* **Data shown**:

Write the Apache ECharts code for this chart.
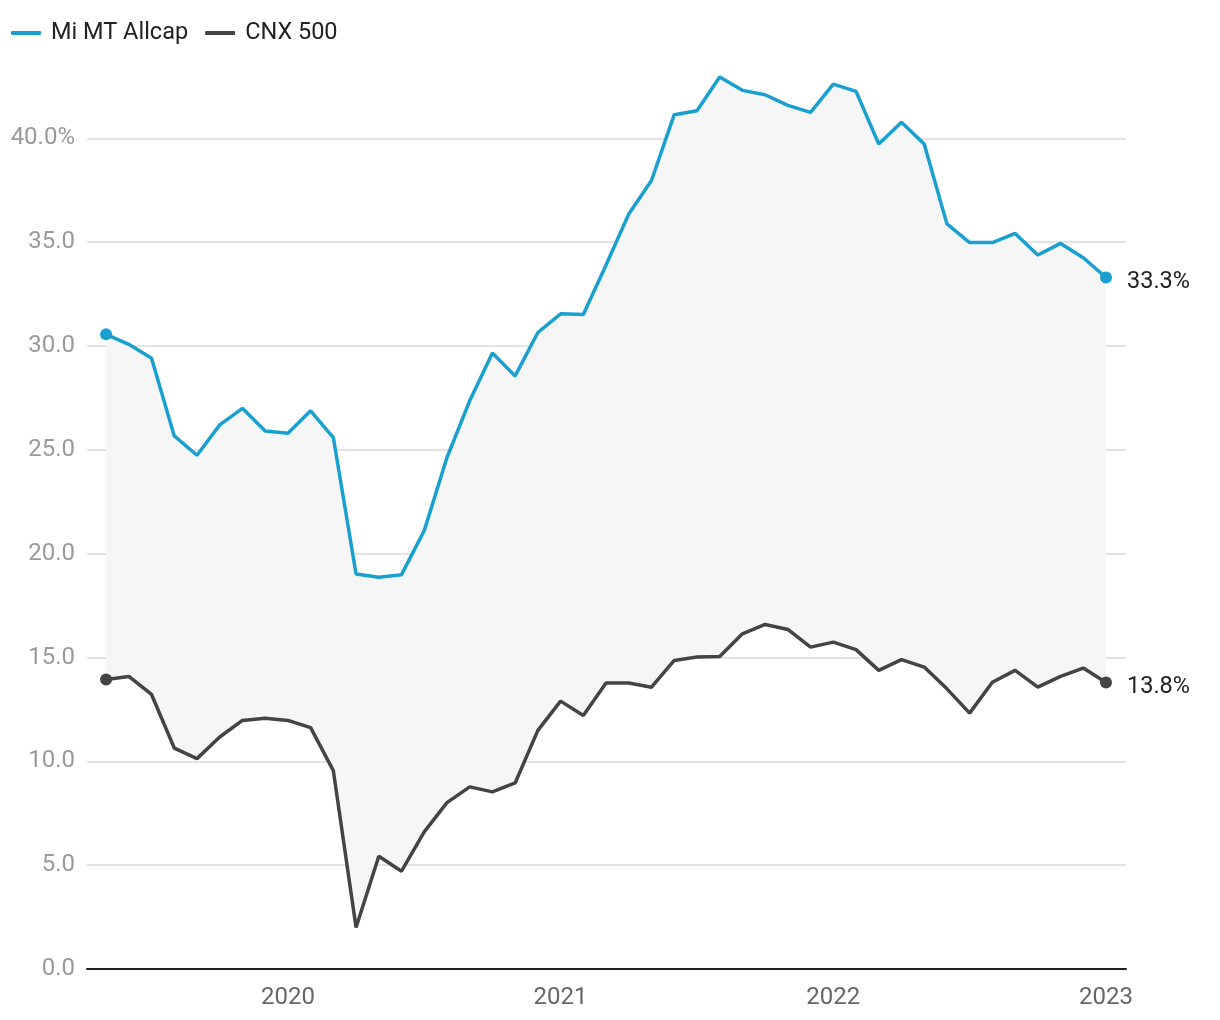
<!DOCTYPE html>
<html>
<head>
<meta charset="utf-8">
<script src="https://cdn.jsdelivr.net/npm/echarts@6/dist/echarts.min.js"></script>
<style>
html,body{margin:0;padding:0;background:#fff;}
#chart{width:1220px;height:1020px;}
</style>
</head>
<body>
<div id="chart"></div>
<script>
// Monthly observations, May 2019 – Jan 2023
const months = [
  '2019-05','2019-06','2019-07','2019-08','2019-09','2019-10','2019-11','2019-12',
  '2020-01','2020-02','2020-03','2020-04','2020-05','2020-06','2020-07','2020-08','2020-09','2020-10','2020-11','2020-12',
  '2021-01','2021-02','2021-03','2021-04','2021-05','2021-06','2021-07','2021-08','2021-09','2021-10','2021-11','2021-12',
  '2022-01','2022-02','2022-03','2022-04','2022-05','2022-06','2022-07','2022-08','2022-09','2022-10','2022-11','2022-12',
  '2023-01'
];
const miAllcap = [
  30.56, 30.08, 29.41, 25.67, 24.74, 26.20, 27.00, 25.91,
  25.80, 26.88, 25.59, 19.02, 18.86, 18.99, 21.11, 24.63, 27.36, 29.66, 28.56, 30.65,
  31.55, 31.52, 33.90, 36.36, 37.97, 41.14, 41.33, 42.95, 42.31, 42.10, 41.59, 41.25,
  42.61, 42.26, 39.73, 40.77, 39.73, 35.88, 34.98, 34.98, 35.42, 34.38, 34.94, 34.25,
  33.30
];
const cnx500 = [
  13.94, 14.09, 13.22, 10.64, 10.13, 11.17, 11.97, 12.08,
  11.97, 11.62, 9.55, 2.00, 5.43, 4.71, 6.60, 8.01, 8.77, 8.53, 8.96, 11.49,
  12.90, 12.21, 13.77, 13.77, 13.57, 14.86, 15.02, 15.05, 16.14, 16.59, 16.35, 15.50,
  15.74, 15.38, 14.38, 14.90, 14.54, 13.49, 12.32, 13.81, 14.38, 13.57, 14.09, 14.49,
  13.80
];
const xTickYears = [2020, 2021, 2022, 2023];
const yTicks = [0, 5, 10, 15, 20, 25, 30, 35, 40];

// month index counted from Jan 2019
function mIdx(s){ const [y,m] = s.split('-').map(Number); return (y-2019)*12 + (m-1); }
const xs = months.map(mIdx);
const last = months.length - 1;

const blueData = xs.map((x,i)=>[x, miAllcap[i]]);
const blackData = xs.map((x,i)=>[x, cnx500[i]]);
// for the shaded band: value first, month second (so stacking is on the value)
const bandBase = xs.map((x,i)=>[cnx500[i], x]);
const bandDiff = xs.map((x,i)=>[+(miAllcap[i]-cnx500[i]).toFixed(4), x]);

const FONT = 'Roboto';
const BLUE = '#19a0cf';
const DARK = '#444444';

const chart = echarts.init(document.getElementById('chart'), null, {renderer:'canvas'});
const endSym = (v, p) => (p.dataIndex === 0 || p.dataIndex === last) ? 'circle' : 'none';

chart.setOption({
  animation: false,
  textStyle: {fontFamily: FONT},
  legend: {
    left: 6, top: 16,
    icon: 'roundRect',
    itemWidth: 30, itemHeight: 4, itemGap: 17,
    data: ['Mi MT Allcap', 'CNX 500'],
    textStyle: {fontFamily: FONT, fontSize: 23.5, color: '#222', padding: [0, 0, 0, 5]}
  },
  grid: {left: 87, right: 94, top: 34.5, bottom: 51, containLabel: false},
  xAxis: {
    type: 'value',
    min: 3.16, max: 48.88,
    splitLine: {show: false},
    axisTick: {show: false},
    axisLine: {show: true, lineStyle: {color: '#222', width: 2}},
    axisLabel: {
      customValues: xTickYears.map(y => (y-2019)*12),
      formatter: v => String(2019 + Math.round(v/12)),
      fontFamily: FONT, fontSize: 24, color: '#666', margin: 17
    }
  },
  yAxis: {
    type: 'value',
    min: 0, max: 45, interval: 5,
    axisLine: {show: false},
    axisTick: {show: false},
    splitLine: {show: true, showMaxLine: false, lineStyle: {color: '#e3e3e3', width: 2}},
    axisLabel: {
      showMaxLabel: false,
      fontFamily: FONT, fontSize: 24, color: '#9a9a9a', margin: 12,
      formatter: v => (v === yTicks[yTicks.length-1] ? v.toFixed(1) + '%' : v.toFixed(1))
    }
  },
  series: [
    {
      name: 'bandBase', type: 'line', stack: 'band', data: bandBase,
      encode: {x: 1, y: 0},
      symbol: 'none', lineStyle: {opacity: 0}, areaStyle: {opacity: 0},
      silent: true, z: 1
    },
    {
      name: 'bandDiff', type: 'line', stack: 'band', data: bandDiff,
      encode: {x: 1, y: 0},
      symbol: 'none', lineStyle: {opacity: 0}, areaStyle: {color: '#f6f6f6', opacity: 1},
      silent: true, z: 1
    },
    {
      name: 'Mi MT Allcap', type: 'line', data: blueData, color: BLUE,
      lineStyle: {width: 3.5, color: BLUE},
      symbol: endSym, symbolSize: 12, showSymbol: true, showAllSymbol: true,
      itemStyle: {color: BLUE},
      endLabel: {show: true, distance: 21, offset: [0, 5], fontFamily: FONT, fontSize: 23.5, color: '#222',
        formatter: p => p.value[1].toFixed(1) + '%'},
      z: 3
    },
    {
      name: 'CNX 500', type: 'line', data: blackData, color: DARK,
      lineStyle: {width: 3.5, color: DARK},
      symbol: endSym, symbolSize: 12, showSymbol: true, showAllSymbol: true,
      itemStyle: {color: DARK},
      endLabel: {show: true, distance: 21, offset: [0, 5], fontFamily: FONT, fontSize: 23.5, color: '#222',
        formatter: p => p.value[1].toFixed(1) + '%'},
      z: 3
    }
  ]
});
</script>
</body>
</html>
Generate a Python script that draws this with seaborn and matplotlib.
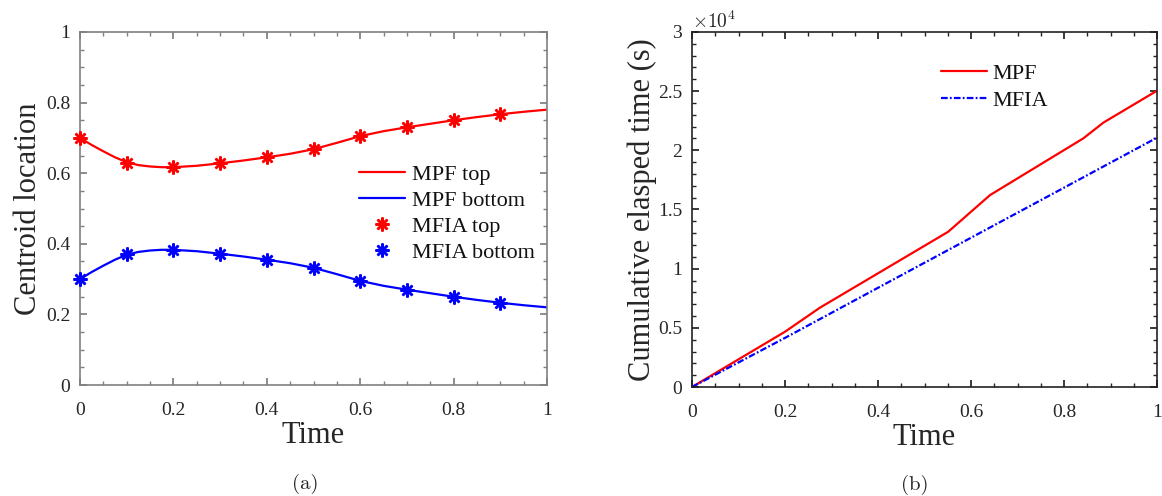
import numpy as np
import pandas as pd
import matplotlib
matplotlib.use("Agg")
import matplotlib.pyplot as plt
import seaborn as sns
from matplotlib.ticker import MultipleLocator

sns.set_theme(style="white")
plt.rcParams['font.family'] = ['Liberation Serif', 'DejaVu Serif']
plt.rcParams['mathtext.fontset'] = 'cm'

# ---- data (a) ----
t_curve = [0.0, 0.025, 0.05, 0.075, 0.1, 0.125, 0.15, 0.175, 0.2, 0.25, 0.3, 0.35,
           0.4, 0.45, 0.5, 0.55, 0.6, 0.65, 0.7, 0.75, 0.8, 0.85, 0.9, 0.95, 1.0]
mpf_top = [0.700, 0.680, 0.662, 0.645, 0.631, 0.623, 0.619, 0.617, 0.617, 0.621, 0.628,
           0.636, 0.645, 0.655, 0.668, 0.686, 0.705, 0.719, 0.730, 0.740, 0.750,
           0.759, 0.767, 0.774, 0.780]
mpf_bottom = [0.300, 0.320, 0.338, 0.355, 0.369, 0.377, 0.381, 0.383, 0.383, 0.379, 0.372,
              0.364, 0.355, 0.345, 0.332, 0.314, 0.295, 0.281, 0.270, 0.260, 0.250,
              0.241, 0.233, 0.226, 0.220]
t_mark = [0.0, 0.1, 0.2, 0.3, 0.4, 0.5, 0.6, 0.7, 0.8, 0.9]
mfia_top = [0.700, 0.630, 0.617, 0.628, 0.645, 0.668, 0.705, 0.730, 0.750, 0.767]
mfia_bottom = [0.300, 0.370, 0.383, 0.372, 0.355, 0.332, 0.295, 0.270, 0.250, 0.233]

# ---- data (b) ----
t_mpf = [0.0, 0.2, 0.275, 0.551, 0.641, 0.8415, 0.8846, 1.0]
time_mpf = [0, 4670, 6700, 13120, 16220, 21010, 22340, 25040]
t_mfia = [0.0, 0.2, 0.5, 1.0]
time_mfia = [0, 4150, 10500, 21070]

fig = plt.figure(figsize=(11.62, 4.96), dpi=100)
ax1 = fig.add_axes([80/1162, 1-385/496, 467/1162, 353/496])
ax2 = fig.add_axes([692/1162, 1-387/496, 465/1162, 355/496])

df_a = pd.DataFrame({'t': t_curve, 'top': mpf_top, 'bottom': mpf_bottom})
df_m = pd.DataFrame({'t': t_mark, 'top': mfia_top, 'bottom': mfia_bottom})

sns.lineplot(data=df_a, x='t', y='top', ax=ax1, color='#ff0000', lw=1.6, label='MPF top')
sns.lineplot(data=df_a, x='t', y='bottom', ax=ax1, color='#0000ff', lw=1.6, label='MPF bottom')
star = (8, 2, 0)
ax1.plot(df_m['t'], df_m['top'], ls='none', marker=star, ms=10, mew=1.8,
         color='#ff0000', label='MFIA top', clip_on=False, zorder=5)
ax1.plot(df_m['t'], df_m['bottom'], ls='none', marker=star, ms=10, mew=1.8,
         color='#0000ff', label='MFIA bottom', clip_on=False, zorder=5)

df_b1 = pd.DataFrame({'t': t_mpf, 'v': time_mpf})
df_b2 = pd.DataFrame({'t': t_mfia, 'v': time_mfia})
sns.lineplot(data=df_b1, x='t', y='v', ax=ax2, color='#ff0000', lw=1.6, label='MPF')
sns.lineplot(data=df_b2, x='t', y='v', ax=ax2, color='#0000ff', lw=1.6, label='MFIA')
ax2.lines[-1].set_dashes([3.0, 1.0, 0.8, 1.0])

axcol1 = '#808080'
axcol2 = '#222222'
for ax, col in ((ax1, axcol1), (ax2, axcol2)):
    ax.set_xlim(0, 1)
    for s in ax.spines.values():
        s.set_visible(True)
        s.set_color(col)
        s.set_linewidth(1.2)
    ax.xaxis.set_minor_locator(MultipleLocator(0.05))
    ax.tick_params(which='both', direction='in', top=True, right=True,
                   bottom=True, left=True, color=col, labelcolor='#262626')
    ax.tick_params(which='major', length=5, labelsize=14)
    ax.tick_params(which='minor', length=3)
    ax.tick_params(axis='x', which='major', pad=12)
    ax.tick_params(axis='y', which='major', pad=7)
    ax.set_xticks([0, 0.2, 0.4, 0.6, 0.8, 1.0])
    ax.set_xticklabels(['0', '0.2', '0.4', '0.6', '0.8', '1'])
    ax.set_xlabel('Time', fontsize=22, color='#262626', labelpad=2)

ax1.set_ylim(0, 1)
ax1.yaxis.set_minor_locator(MultipleLocator(0.05))
ax1.set_yticks([0, 0.2, 0.4, 0.6, 0.8, 1.0])
ax1.set_yticklabels(['0', '0.2', '0.4', '0.6', '0.8', '1'])
ax1.set_ylabel('Centroid location', fontsize=22, color='#262626', labelpad=2)

ax2.set_ylim(0, 30000)
ax2.set_yticks([0, 5000, 10000, 15000, 20000, 25000, 30000])
ax2.set_yticklabels(['0', '0.5', '1', '1.5', '2', '2.5', '3'])
ax2.yaxis.set_minor_locator(MultipleLocator(1000))
ax2.set_ylabel('Cumulative elasped time (s)', fontsize=22, color='#262626', labelpad=1)
ax2.text(0.0, 1.0, r'$\times10^4$', transform=ax2.transAxes, fontsize=14,
         color='#262626', ha='left', va='bottom')

leg1 = ax1.legend(loc='upper left', bbox_to_anchor=(0.597, 0.625), frameon=False,
                  fontsize=16, handlelength=2.1, handletextpad=0.3,
                  labelspacing=0.24, borderaxespad=0, borderpad=0)
leg2 = ax2.legend(loc='upper left', bbox_to_anchor=(0.535, 0.911), frameon=False,
                  fontsize=16, handlelength=2.1, handletextpad=0.2,
                  labelspacing=0.28, borderaxespad=0, borderpad=0)
for leg in (leg1, leg2):
    for txt in leg.get_texts():
        txt.set_color('#111111')

fig.text(305/1162, 1-484/496, '(a)', fontsize=15, ha='center', va='center',
         family=['cmr10', 'DejaVu Serif'])
fig.text(915/1162, 1-485/496, '(b)', fontsize=15, ha='center', va='center',
         family=['cmr10', 'DejaVu Serif'])

fig.savefig('out.png', dpi=100)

* **Short exercise**: The lines to print start at the line containing "Generate a Python" and end at the line containing "from matplotlib.ticker import MultipleLocator"; print them exactly, both ends included, and leave out every picture.

* **Exercise answer**:
Generate a Python script that draws this with seaborn and matplotlib.
import numpy as np
import pandas as pd
import matplotlib
matplotlib.use("Agg")
import matplotlib.pyplot as plt
import seaborn as sns
from matplotlib.ticker import MultipleLocator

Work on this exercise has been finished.